* _What you are asked to do_:
Quote from the first line below through the line that contains "const FINE_BINS = 150, EPLUS_BINS", both included, and leave the pictures out.

>>

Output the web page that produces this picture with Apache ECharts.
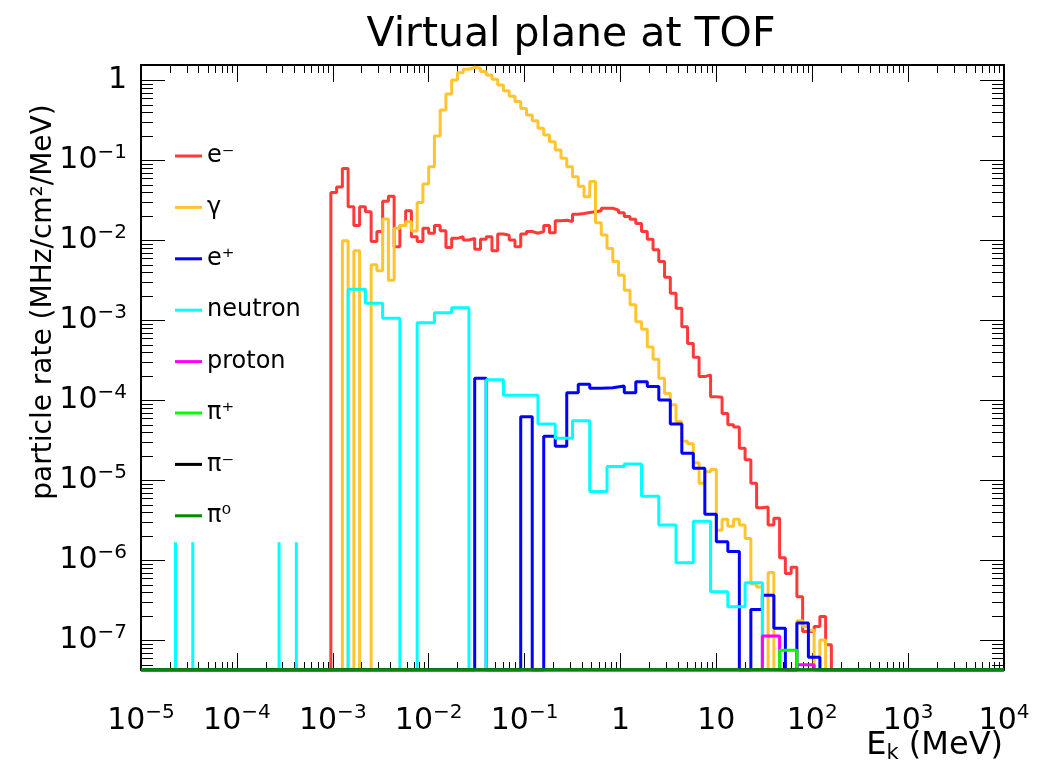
<!DOCTYPE html>
<html><head><meta charset="utf-8">
<script src="https://cdn.jsdelivr.net/npm/echarts@6/dist/echarts.min.js"></script>
<style>html,body{margin:0;padding:0;background:#fff}#c{width:1048px;height:765px}</style>
</head><body><div id="c"></div>
<script>
// ---- axis ranges & ticks ----
const LOG_MIN = -5, LOG_MAX = 4;
const xRange = [1e-5, 1e4];
const yRange = [4.3e-8, 1.57];
const xMajorTicks = [1e-5, 1e-4, 1e-3, 1e-2, 1e-1, 1, 10, 100, 1e3, 1e4];
const yMajorTicks = [1e-7, 1e-6, 1e-5, 1e-4, 1e-3, 1e-2, 1e-1, 1];
const minorMultipliers = [2, 3, 4, 5, 6, 7, 8, 9];

// ---- histogram binning (log-uniform bins between 1e-5 and 1e4) ----
const FINE_BINS = 150, EPLUS_BINS = 75, COARSE_BINS = 50;

// ---- series values (first non-empty bin index, then bin contents) ----
const eMinusStart = 33;
const eMinus = [0.040,0.047,0.080,0.0266,0.0155,0.0266,0.023,0.0098,0.013,0.031,
  0.036,0.0084,0.0155,0.0237,0.0112,0.0098,0.0143,0.0124,0.0155,0.0133,
  0.0082,0.0107,0.0112,0.0102,0.0107,0.0078,0.0104,0.0112,0.0075,0.0121,
  0.0117,0.0102,0.0084,0.0121,0.013,0.0124,0.013,0.0155,0.0126,0.0178,
  0.018,0.0174,0.0214,0.0218,0.0225,0.023,0.0237,0.0254,0.0254,0.0241,
  0.0223,0.020,0.0185,0.0164,0.013,0.0104,0.0077,0.0055,0.0035,0.0022,
  0.00143,0.00084,0.00052,0.00035,2.0e-4,2.1e-4,1.12e-4,1.1e-4,6.9e-5,5.0e-5,
  4.7e-5,2.54e-5,1.82e-5,9.3e-6,4.6e-6,4.7e-6,2.8e-6,3.4e-6,1.09e-6,6.9e-7,
  8.3e-7,3.55e-7,1.3e-7,1.3e-7,1.5e-7,2.0e-7,8.9e-8];

const gammaStart = 35;
const gamma = [0.010,0,0.0075,0,0,0.0050,0.0042,0.0187,0.0032,0.0143,
  0.0155,0.0173,0.0132,0.030,0.051,0.084,0.204,0.43,0.68,1.02,
  1.26,1.39,1.47,1.43,1.30,1.18,1.04,0.88,0.75,0.64,
  0.55,0.45,0.372,0.316,0.254,0.21,0.173,0.136,0.107,0.084,
  0.063,0.048,0.0355,0.055,0.0168,0.0118,0.0080,0.0055,0.0037,0.0024,
  0.00158,0.00097,0.00078,0.00047,0.00033,1.9e-4,1.23e-4,8.9e-5,5.5e-5,3.1e-5,
  2.9e-5,1.68e-5,9.3e-6,1.29e-5,1.38e-5,2.4e-6,3.3e-6,2.7e-6,3.3e-6,2.8e-6,
  1.9e-6,5.1e-7,4.7e-7,0,7.1e-7,0,0,0,0,1.78e-7,
  1.5e-7,1.35e-7,0,1.02e-7];

const ePlusStart = 29;
const ePlus = [1.9e-4,0,0,0,6.3e-5,0,3.6e-5,2.7e-5,1.26e-4,1.6e-4,
  1.43e-4,1.45e-4,1.53e-4,1.26e-4,1.73e-4,1.5e-4,1.02e-4,5.1e-5,2.2e-5,1.43e-5,
  3.8e-6,1.73e-6,1.3e-6,0,2.46e-7,3.7e-7,1.43e-7,0,1.66e-7,6.2e-8];

const neutronStart = 12;
const neutron = [0.00247,0.00165,0.00107,0,0.00094,0.00126,0.00145,0,1.82e-4,1.17e-4,
  1.17e-4,5.1e-5,3.4e-5,5.6e-5,7.3e-6,1.5e-5,1.62e-5,6.4e-6,2.8e-6,9.4e-7,
  3.1e-6,4.1e-7,2.66e-7,5.3e-7];
const neutronSpikeBins = [2, 8];
const neutronSpikeValue = 1.7e-6;

const protonStart = 36;
const proton = [1.14e-7, 0, 5e-8];
const piPlusStart = 37;
const piPlus = [7.6e-8];
const piMinusStart = 0;
const piMinus = [];
const piZeroStart = 0;
const piZero = [];

const names = ['e⁻', 'γ', 'e⁺', 'neutron', 'proton', 'π⁺', 'π⁻', 'π⁰'];
const colors = ['#ff3838', '#ffc42e', '#0000ff', '#00ffff', '#ff00ff', '#00ff00', '#000000', '#008a00'];

// ---- helpers ----
function edge(nBins, i) { return Math.pow(10, LOG_MIN + i * (LOG_MAX - LOG_MIN) / nBins); }
function histLine(nBins, start, values) {
  const pts = [];
  for (let i = 0; i < nBins; i++) {
    const k = i - start;
    let v = (k >= 0 && k < values.length) ? values[k] : 0;
    if (!(v > 0)) v = yRange[0];
    pts.push([edge(nBins, i), v], [edge(nBins, i + 1), v]);
  }
  return pts;
}
function spikeLine(nBins, bins, value) {
  const pts = [];
  bins.forEach(b => {
    [b, b + 1].forEach(e => {
      pts.push([edge(nBins, e), yRange[0]], [edge(nBins, e), value], [edge(nBins, e), '-']);
    });
  });
  return pts;
}
function minorOf(majors) {
  const out = [];
  majors.forEach(m => minorMultipliers.forEach(f => out.push(m * f)));
  if (majors === yMajorTicks) minorMultipliers.forEach(f => out.push(1e-8 * f));
  return out;
}
const xMinorTicks = minorOf(xMajorTicks).filter(v => v > xRange[0] && v < xRange[1]);
const yMinorTicks = minorOf(yMajorTicks).filter(v => v > yRange[0] && v < yRange[1]);

const FONT = 'DejaVu Sans';
function powLabel(v) {
  const e = Math.round(Math.log10(v));
  if (e === 0) return '{b|1}';
  if (e === 1) return '{b|10}';
  return '{b|10}{s|' + (e < 0 ? '\u2212' : '') + Math.abs(e) + '}';
}
const labelRich = {
  b: { fontSize: 30, fontFamily: FONT, color: '#000', lineHeight: 36 },
  s: { fontSize: 20, fontFamily: FONT, color: '#000', lineHeight: 16, verticalAlign: 'top' }
};

function logAxis(pos, range, majors, minors, isMajor, withLabel, len) {
  return {
    type: 'log', logBase: 10, position: pos, min: range[0], max: range[1],
    axisLine: { show: isMajor, lineStyle: { color: '#000', width: 2 } },
    axisTick: { show: true, inside: true, length: len, customValues: isMajor ? majors : minors,
      lineStyle: { color: '#000', width: 1 } },
    axisLabel: withLabel ? { show: true, customValues: majors, formatter: powLabel, rich: labelRich,
      margin: pos === 'bottom' ? 33 : 14 } : { show: false },
    splitLine: { show: false }, minorTick: { show: false }, axisPointer: { show: false }
  };
}

const hists = [
  histLine(FINE_BINS, eMinusStart, eMinus),
  histLine(FINE_BINS, gammaStart, gamma),
  histLine(EPLUS_BINS, ePlusStart, ePlus),
  histLine(COARSE_BINS, neutronStart, neutron),
  histLine(COARSE_BINS, protonStart, proton),
  histLine(COARSE_BINS, piPlusStart, piPlus),
  histLine(FINE_BINS, piMinusStart, piMinus),
  histLine(FINE_BINS, piZeroStart, piZero)
];

const series = hists.map((d, i) => ({
  name: names[i], type: 'line', data: d, symbol: 'none', showSymbol: false,
  lineStyle: { color: colors[i], width: 3 }, itemStyle: { color: colors[i] },
  clip: true, z: 2 + i, xAxisIndex: 0, yAxisIndex: 0, silent: true
}));
series.splice(4, 0, {
  name: 'neutron', type: 'line', data: spikeLine(COARSE_BINS, neutronSpikeBins, neutronSpikeValue),
  symbol: 'none', showSymbol: false, connectNulls: false,
  lineStyle: { color: colors[3], width: 3 }, itemStyle: { color: colors[3] },
  clip: true, z: 5, xAxisIndex: 0, yAxisIndex: 0, silent: true
});

const chart = echarts.init(document.getElementById('c'), null, { renderer: 'canvas' });
chart.setOption({
  animation: false,
  backgroundColor: '#fff',
  title: {
    text: 'Virtual plane at TOF', left: 566, top: 10, textAlign: 'center',
    textStyle: { fontSize: 41, fontWeight: 'normal', fontFamily: FONT, color: '#000' }
  },
  grid: { left: 141, right: 44, top: 65, bottom: 95, containLabel: false, outerBoundsMode: 'none' },
  xAxis: [
    logAxis('bottom', xRange, xMajorTicks, xMinorTicks, true, true, 17),
    logAxis('bottom', xRange, xMajorTicks, xMinorTicks, false, false, 8),
    logAxis('top', xRange, xMajorTicks, xMinorTicks, true, false, 17),
    logAxis('top', xRange, xMajorTicks, xMinorTicks, false, false, 8)
  ],
  yAxis: [
    logAxis('left', yRange, yMajorTicks, yMinorTicks, true, true, 24),
    logAxis('left', yRange, yMajorTicks, yMinorTicks, false, false, 12),
    logAxis('right', yRange, yMajorTicks, yMinorTicks, true, false, 24),
    logAxis('right', yRange, yMajorTicks, yMinorTicks, false, false, 12)
  ],
  legend: {
    data: names, orient: 'vertical', left: 170, top: 136,
    itemWidth: 27, itemHeight: 3, itemGap: 21.4, icon: 'rect',
    selectedMode: false,
    textStyle: { fontSize: 24, fontFamily: FONT, color: '#000', lineHeight: 30 }
  },
  graphic: [
    { type: 'text', x: 44, y: 302, rotation: Math.PI / 2, silent: true,
      style: { text: 'particle rate (MHz/cm²/MeV)', fontSize: 28, fontFamily: FONT, fill: '#000',
        align: 'center', verticalAlign: 'middle' } },
    { type: 'text', x: 1003, y: 764, silent: true,
      style: { text: '{b|E}{k|k}{b| (MeV)}', align: 'right', verticalAlign: 'bottom',
        rich: { b: { fontSize: 32, fontFamily: FONT, fill: '#000', lineHeight: 36 },
                k: { fontSize: 21, fontFamily: FONT, fill: '#000', lineHeight: 36, verticalAlign: 'bottom' } } } }
  ],
  series: series
});
</script></body></html>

<<

* _Correct answer_:
Output the web page that produces this picture with Apache ECharts.
<!DOCTYPE html>
<html><head><meta charset="utf-8">
<script src="https://cdn.jsdelivr.net/npm/echarts@6/dist/echarts.min.js"></script>
<style>html,body{margin:0;padding:0;background:#fff}#c{width:1048px;height:765px}</style>
</head><body><div id="c"></div>
<script>
// ---- axis ranges & ticks ----
const LOG_MIN = -5, LOG_MAX = 4;
const xRange = [1e-5, 1e4];
const yRange = [4.3e-8, 1.57];
const xMajorTicks = [1e-5, 1e-4, 1e-3, 1e-2, 1e-1, 1, 10, 100, 1e3, 1e4];
const yMajorTicks = [1e-7, 1e-6, 1e-5, 1e-4, 1e-3, 1e-2, 1e-1, 1];
const minorMultipliers = [2, 3, 4, 5, 6, 7, 8, 9];

// ---- histogram binning (log-uniform bins between 1e-5 and 1e4) ----
const FINE_BINS = 150, EPLUS_BINS = 75, COARSE_BINS = 50;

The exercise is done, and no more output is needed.